By the way, I could also add this family farm story to my list of noncommutative phenomena in business — because the price to develop farmland into a subdivision isn’t the same as to go the reverse direction. (Similarly for conservation or any different use of the land.)
The farmer may want to live in his own universe where he works the land, his kids work the land, their own little economy — but the tax man’s assessment will definitely look at what other people outside that universe are willing to pay for the property.
A Marshallian supply & demand graph from Econ 101 makes the point. This is a 1-D chart so it doesn’t capture the full variegation of the stories I sketched above. But it shows more detail than a single number “the” value of the property.
The farmer only has one of “good X” to sell, so supply is inelastic.
In Econ 101, the market clearing price is the price which makes all units ship. In this graph there are multiple prices which would make all units ship, so there is no single market price.
In the family farmer situation, the farmer doesn’t even want to put his place up for public auction. But the ambitions and tastes of some rich guy or group of rich guys can still sway how much tax the farmer pays handing the property over to his kids.
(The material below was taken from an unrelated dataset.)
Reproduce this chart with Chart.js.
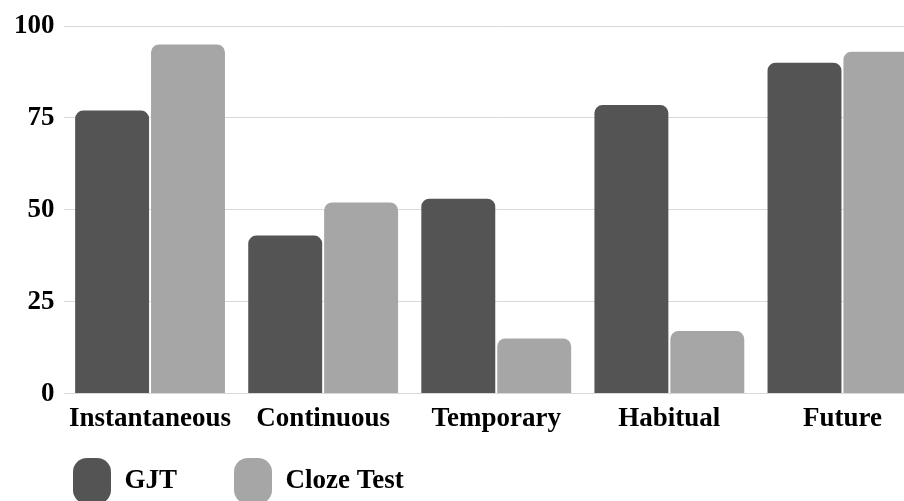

The farmer can choose whom he sells it to (and refuse to sell to a developer for instance), but that preference has no effect on the tax rate.
The family farm story isn’t the only case where a unique asset has to be assigned “a” single value.
- Selling a restaurant — will the next owner sell alcohol there?
- Shares of Bear Stearns around February 2008.
- Any of the hot potatoes the Fed scooped up during the financial crisis. (google “mark to market” or “fair market value” for illiquid securities, it’s a controversial issue)
- Any asset I buy for use in my business. Obviously I wouldn’t buy $10M of factory equipment if I didn’t think they would be worth much more than $10M to me. But their value in a liquidation would have to be lower, especially if the buyers know the liquidator is under time pressure and can’t use the stuff any other way.
Everything is connected — fortunately or unfortunately.